# Data section
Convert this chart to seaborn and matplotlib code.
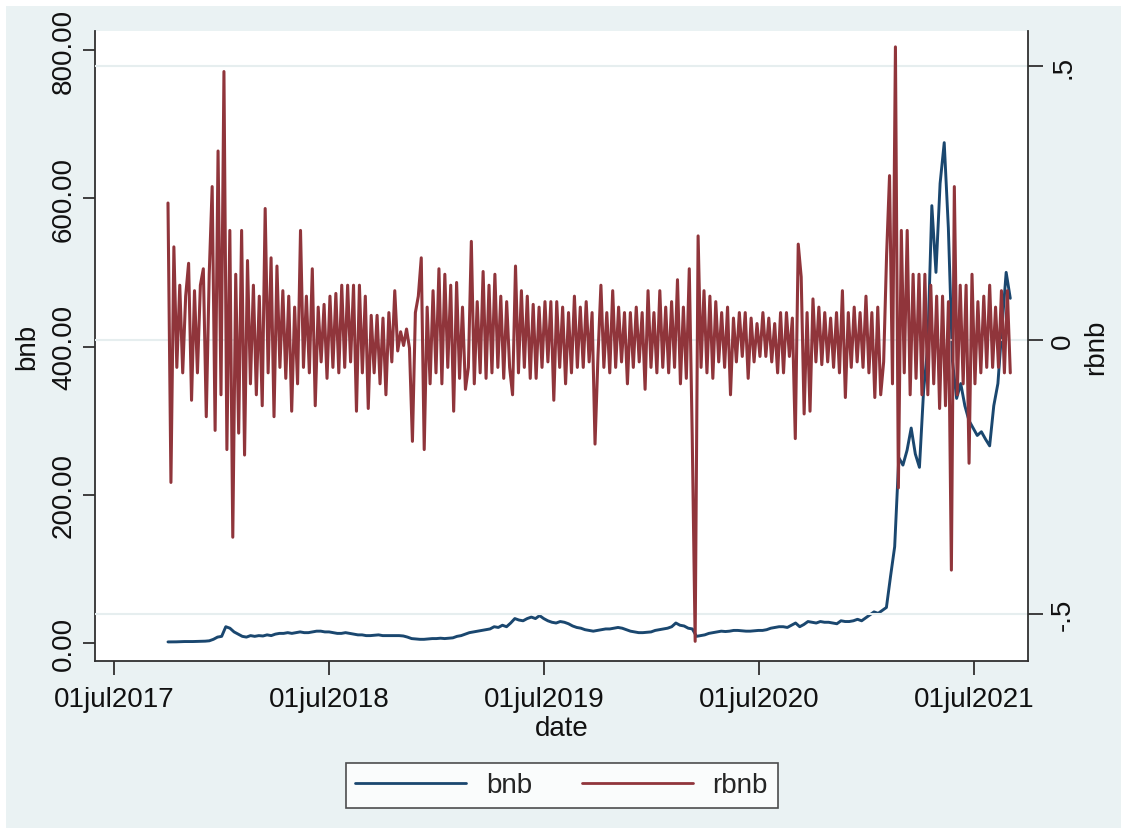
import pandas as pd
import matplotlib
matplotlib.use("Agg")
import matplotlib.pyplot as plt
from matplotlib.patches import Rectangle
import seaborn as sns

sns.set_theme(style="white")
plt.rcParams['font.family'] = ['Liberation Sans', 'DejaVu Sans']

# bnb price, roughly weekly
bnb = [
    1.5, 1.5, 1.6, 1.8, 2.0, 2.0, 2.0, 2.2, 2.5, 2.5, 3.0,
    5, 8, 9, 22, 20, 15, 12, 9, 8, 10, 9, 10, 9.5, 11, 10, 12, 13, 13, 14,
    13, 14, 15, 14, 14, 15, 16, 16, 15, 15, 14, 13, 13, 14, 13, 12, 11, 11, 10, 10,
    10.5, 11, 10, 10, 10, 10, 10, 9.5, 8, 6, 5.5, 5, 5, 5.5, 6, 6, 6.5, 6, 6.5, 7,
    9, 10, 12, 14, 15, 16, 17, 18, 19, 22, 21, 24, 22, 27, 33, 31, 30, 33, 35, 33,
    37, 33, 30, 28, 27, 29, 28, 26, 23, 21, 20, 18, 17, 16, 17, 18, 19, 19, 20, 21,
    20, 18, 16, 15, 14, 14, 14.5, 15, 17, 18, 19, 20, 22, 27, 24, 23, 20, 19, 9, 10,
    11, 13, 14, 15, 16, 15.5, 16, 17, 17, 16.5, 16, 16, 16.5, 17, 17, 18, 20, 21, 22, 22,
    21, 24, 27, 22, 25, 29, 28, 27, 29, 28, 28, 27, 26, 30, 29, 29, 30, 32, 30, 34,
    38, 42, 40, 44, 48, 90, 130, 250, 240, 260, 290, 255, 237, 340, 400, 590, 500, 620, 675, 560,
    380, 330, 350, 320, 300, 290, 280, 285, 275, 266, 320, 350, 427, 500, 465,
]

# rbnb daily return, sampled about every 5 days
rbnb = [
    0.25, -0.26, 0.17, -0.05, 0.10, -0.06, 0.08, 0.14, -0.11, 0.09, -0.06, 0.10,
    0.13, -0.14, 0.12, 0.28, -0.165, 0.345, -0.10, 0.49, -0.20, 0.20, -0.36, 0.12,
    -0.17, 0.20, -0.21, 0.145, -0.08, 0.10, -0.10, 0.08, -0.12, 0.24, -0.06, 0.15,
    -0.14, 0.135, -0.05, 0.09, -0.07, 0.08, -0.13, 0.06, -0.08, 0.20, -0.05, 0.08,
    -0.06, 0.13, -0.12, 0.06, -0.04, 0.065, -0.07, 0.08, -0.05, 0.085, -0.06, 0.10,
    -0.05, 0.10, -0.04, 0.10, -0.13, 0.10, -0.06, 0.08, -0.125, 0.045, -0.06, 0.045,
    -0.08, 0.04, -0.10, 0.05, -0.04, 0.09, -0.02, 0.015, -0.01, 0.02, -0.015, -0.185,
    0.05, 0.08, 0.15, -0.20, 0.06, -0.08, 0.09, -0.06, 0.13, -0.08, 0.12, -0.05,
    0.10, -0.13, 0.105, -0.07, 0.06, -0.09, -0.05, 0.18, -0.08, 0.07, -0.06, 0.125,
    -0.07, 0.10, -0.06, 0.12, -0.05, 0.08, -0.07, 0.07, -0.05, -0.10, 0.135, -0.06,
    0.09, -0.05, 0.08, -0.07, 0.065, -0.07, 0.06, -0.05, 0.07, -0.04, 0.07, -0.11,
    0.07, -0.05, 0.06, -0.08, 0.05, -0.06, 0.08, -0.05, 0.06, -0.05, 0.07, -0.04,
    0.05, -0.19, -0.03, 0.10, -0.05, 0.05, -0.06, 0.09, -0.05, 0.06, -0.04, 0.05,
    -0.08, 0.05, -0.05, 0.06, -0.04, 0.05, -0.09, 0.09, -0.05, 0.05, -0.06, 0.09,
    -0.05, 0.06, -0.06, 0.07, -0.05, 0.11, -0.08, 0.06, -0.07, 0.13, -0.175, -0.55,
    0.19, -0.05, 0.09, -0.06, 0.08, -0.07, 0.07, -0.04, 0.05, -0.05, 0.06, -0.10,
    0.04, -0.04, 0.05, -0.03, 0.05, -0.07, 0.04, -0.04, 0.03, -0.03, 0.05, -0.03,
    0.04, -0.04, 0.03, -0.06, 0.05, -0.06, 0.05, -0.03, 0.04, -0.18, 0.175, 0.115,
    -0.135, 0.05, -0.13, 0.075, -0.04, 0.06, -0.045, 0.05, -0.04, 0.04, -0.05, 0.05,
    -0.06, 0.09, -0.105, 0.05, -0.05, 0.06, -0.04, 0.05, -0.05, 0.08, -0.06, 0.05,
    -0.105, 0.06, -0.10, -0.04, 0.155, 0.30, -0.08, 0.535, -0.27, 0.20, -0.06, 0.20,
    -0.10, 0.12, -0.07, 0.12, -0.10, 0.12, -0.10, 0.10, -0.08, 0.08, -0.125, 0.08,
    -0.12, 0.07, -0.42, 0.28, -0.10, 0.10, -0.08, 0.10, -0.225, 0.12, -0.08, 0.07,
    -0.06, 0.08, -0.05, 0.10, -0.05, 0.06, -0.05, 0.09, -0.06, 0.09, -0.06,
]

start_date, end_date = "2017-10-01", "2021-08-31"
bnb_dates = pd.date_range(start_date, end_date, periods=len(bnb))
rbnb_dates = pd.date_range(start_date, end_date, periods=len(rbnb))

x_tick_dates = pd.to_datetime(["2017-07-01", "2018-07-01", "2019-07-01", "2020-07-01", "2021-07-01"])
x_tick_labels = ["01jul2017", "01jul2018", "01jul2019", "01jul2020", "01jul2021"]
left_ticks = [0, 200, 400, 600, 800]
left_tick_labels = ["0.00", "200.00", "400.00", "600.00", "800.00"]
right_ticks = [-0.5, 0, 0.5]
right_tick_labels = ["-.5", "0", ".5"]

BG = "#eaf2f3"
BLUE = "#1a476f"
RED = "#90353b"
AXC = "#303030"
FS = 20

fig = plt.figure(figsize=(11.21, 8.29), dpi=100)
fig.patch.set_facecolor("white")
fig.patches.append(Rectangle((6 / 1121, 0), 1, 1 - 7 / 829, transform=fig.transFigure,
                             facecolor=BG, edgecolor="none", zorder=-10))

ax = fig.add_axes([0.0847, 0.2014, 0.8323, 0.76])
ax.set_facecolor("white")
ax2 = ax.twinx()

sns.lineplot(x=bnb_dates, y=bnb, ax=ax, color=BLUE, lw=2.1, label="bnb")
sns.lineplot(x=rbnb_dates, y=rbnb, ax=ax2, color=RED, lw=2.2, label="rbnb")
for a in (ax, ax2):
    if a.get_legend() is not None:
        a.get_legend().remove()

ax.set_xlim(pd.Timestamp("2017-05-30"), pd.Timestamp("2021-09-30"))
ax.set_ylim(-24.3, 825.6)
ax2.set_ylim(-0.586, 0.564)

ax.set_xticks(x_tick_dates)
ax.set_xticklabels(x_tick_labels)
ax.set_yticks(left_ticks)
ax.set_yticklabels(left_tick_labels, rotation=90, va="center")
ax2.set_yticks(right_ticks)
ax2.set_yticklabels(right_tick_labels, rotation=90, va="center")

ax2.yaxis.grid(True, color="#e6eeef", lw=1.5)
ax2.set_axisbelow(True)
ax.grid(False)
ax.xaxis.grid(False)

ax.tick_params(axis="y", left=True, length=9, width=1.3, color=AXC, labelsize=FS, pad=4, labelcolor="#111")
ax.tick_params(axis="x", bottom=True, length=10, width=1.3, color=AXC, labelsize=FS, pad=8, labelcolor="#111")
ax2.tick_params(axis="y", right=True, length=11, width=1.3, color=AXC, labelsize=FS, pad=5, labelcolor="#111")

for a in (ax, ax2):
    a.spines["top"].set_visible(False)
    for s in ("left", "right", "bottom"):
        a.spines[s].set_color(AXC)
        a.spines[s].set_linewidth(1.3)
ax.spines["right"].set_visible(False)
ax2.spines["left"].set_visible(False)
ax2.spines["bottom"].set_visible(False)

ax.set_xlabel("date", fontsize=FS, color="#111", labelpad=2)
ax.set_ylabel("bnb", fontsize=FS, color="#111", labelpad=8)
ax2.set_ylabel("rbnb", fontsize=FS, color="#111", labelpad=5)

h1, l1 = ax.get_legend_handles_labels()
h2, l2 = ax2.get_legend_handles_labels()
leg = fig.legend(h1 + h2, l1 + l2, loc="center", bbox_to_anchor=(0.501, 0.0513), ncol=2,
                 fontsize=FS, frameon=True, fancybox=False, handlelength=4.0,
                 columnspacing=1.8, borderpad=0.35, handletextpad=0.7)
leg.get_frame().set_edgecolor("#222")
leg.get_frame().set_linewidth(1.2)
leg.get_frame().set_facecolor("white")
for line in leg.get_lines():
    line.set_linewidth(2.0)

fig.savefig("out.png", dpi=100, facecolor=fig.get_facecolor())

...

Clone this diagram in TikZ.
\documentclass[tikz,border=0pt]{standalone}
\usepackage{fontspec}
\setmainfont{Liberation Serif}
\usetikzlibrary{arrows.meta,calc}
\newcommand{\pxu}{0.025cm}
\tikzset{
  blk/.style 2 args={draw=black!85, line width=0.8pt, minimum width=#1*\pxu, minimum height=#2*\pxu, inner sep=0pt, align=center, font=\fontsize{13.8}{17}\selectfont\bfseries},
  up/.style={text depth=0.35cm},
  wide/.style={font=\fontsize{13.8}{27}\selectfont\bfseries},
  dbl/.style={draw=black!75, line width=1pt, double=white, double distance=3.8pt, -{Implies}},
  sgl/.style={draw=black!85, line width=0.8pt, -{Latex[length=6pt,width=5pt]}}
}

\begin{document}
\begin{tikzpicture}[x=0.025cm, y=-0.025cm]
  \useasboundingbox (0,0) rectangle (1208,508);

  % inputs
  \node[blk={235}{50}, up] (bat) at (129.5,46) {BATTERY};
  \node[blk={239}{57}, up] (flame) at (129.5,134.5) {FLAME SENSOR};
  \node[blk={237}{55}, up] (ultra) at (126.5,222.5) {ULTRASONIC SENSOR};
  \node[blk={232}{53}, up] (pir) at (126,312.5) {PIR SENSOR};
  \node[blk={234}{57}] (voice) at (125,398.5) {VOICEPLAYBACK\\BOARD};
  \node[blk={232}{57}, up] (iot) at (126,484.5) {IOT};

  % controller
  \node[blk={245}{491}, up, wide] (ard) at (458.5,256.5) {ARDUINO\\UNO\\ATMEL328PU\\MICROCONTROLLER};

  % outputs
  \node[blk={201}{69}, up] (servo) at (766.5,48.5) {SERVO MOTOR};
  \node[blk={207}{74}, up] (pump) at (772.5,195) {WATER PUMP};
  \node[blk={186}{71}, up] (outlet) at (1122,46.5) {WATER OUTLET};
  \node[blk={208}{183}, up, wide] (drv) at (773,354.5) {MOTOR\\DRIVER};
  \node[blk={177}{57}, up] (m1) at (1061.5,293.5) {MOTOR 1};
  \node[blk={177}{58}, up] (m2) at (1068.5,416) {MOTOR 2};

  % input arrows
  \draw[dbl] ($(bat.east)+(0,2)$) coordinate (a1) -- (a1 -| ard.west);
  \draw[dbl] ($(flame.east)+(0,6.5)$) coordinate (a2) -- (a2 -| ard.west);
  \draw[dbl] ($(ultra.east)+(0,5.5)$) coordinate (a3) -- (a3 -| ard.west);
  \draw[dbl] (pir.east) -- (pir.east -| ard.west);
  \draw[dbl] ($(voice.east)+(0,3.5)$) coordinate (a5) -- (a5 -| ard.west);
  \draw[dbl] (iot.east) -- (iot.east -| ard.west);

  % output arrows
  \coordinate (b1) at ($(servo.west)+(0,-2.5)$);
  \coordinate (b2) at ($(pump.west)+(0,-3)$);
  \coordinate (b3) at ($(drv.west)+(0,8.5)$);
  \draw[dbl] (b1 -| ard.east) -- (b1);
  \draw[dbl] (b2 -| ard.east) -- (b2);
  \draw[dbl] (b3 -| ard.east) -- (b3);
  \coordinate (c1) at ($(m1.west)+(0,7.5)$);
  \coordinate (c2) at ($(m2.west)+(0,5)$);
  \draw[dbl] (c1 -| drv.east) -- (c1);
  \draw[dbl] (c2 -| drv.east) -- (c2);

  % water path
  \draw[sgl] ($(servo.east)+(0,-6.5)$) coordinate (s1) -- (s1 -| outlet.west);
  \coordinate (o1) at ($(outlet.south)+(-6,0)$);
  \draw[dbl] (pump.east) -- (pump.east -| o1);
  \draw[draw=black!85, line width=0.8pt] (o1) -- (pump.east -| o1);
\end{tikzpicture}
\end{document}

# What the task requires
Look above for the line with "Convert this chart" and copy exactly from it through the line with "plt.rcParams['font.family'] = ['Liberation", both included. Omit the pictures.

# Problem solution
Convert this chart to seaborn and matplotlib code.
import pandas as pd
import matplotlib
matplotlib.use("Agg")
import matplotlib.pyplot as plt
from matplotlib.patches import Rectangle
import seaborn as sns

sns.set_theme(style="white")
plt.rcParams['font.family'] = ['Liberation Sans', 'DejaVu Sans']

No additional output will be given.